━━ Data section
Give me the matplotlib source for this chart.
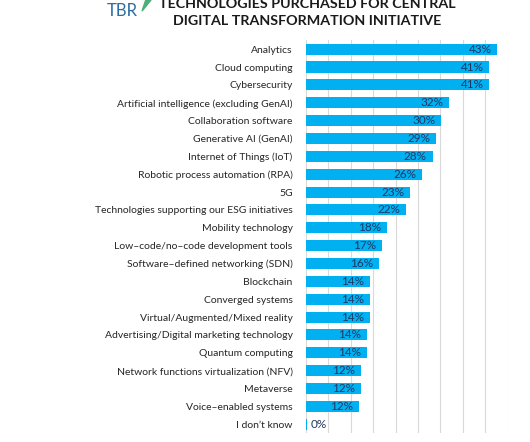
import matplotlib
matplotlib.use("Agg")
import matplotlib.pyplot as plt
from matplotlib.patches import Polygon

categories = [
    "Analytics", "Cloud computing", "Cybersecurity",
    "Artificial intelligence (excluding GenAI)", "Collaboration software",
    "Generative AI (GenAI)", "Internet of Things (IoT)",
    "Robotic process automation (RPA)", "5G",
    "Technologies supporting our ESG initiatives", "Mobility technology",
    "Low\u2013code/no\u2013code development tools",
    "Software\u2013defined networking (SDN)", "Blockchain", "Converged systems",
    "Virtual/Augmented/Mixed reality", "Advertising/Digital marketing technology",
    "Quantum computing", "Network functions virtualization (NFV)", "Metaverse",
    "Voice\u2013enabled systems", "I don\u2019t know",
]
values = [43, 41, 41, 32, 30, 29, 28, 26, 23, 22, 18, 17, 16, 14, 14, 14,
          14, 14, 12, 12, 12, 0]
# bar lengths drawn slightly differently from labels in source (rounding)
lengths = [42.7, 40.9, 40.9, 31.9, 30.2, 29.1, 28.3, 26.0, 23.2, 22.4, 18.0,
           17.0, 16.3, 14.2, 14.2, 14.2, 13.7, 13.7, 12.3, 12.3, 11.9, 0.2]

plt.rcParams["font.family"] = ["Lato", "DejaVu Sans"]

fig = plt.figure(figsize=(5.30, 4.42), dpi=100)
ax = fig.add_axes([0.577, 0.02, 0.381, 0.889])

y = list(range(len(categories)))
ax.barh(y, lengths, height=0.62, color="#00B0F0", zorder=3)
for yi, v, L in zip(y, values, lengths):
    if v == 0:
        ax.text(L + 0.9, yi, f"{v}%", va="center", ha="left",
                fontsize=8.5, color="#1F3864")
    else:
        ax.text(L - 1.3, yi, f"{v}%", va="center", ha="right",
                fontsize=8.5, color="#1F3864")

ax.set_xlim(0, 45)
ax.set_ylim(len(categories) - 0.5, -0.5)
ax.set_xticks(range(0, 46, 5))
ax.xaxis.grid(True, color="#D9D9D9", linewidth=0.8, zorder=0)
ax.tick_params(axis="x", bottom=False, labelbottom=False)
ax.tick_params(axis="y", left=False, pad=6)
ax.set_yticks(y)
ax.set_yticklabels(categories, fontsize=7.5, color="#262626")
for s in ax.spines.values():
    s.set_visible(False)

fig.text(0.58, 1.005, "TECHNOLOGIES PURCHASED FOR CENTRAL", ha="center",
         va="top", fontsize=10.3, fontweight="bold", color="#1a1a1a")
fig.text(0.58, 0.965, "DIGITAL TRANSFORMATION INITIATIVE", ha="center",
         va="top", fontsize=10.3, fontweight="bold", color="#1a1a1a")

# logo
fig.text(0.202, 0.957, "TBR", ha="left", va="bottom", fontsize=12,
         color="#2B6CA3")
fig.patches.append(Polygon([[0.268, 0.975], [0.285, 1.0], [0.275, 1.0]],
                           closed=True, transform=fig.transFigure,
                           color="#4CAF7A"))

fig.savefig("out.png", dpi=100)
━━━━
Prompt:
Restate exactly, please, only the lines between the start of the data and the line containing "from matplotlib.patches import Polygon", both ends included, skipping the pictures.

Worked answer:
Give me the matplotlib source for this chart.
import matplotlib
matplotlib.use("Agg")
import matplotlib.pyplot as plt
from matplotlib.patches import Polygon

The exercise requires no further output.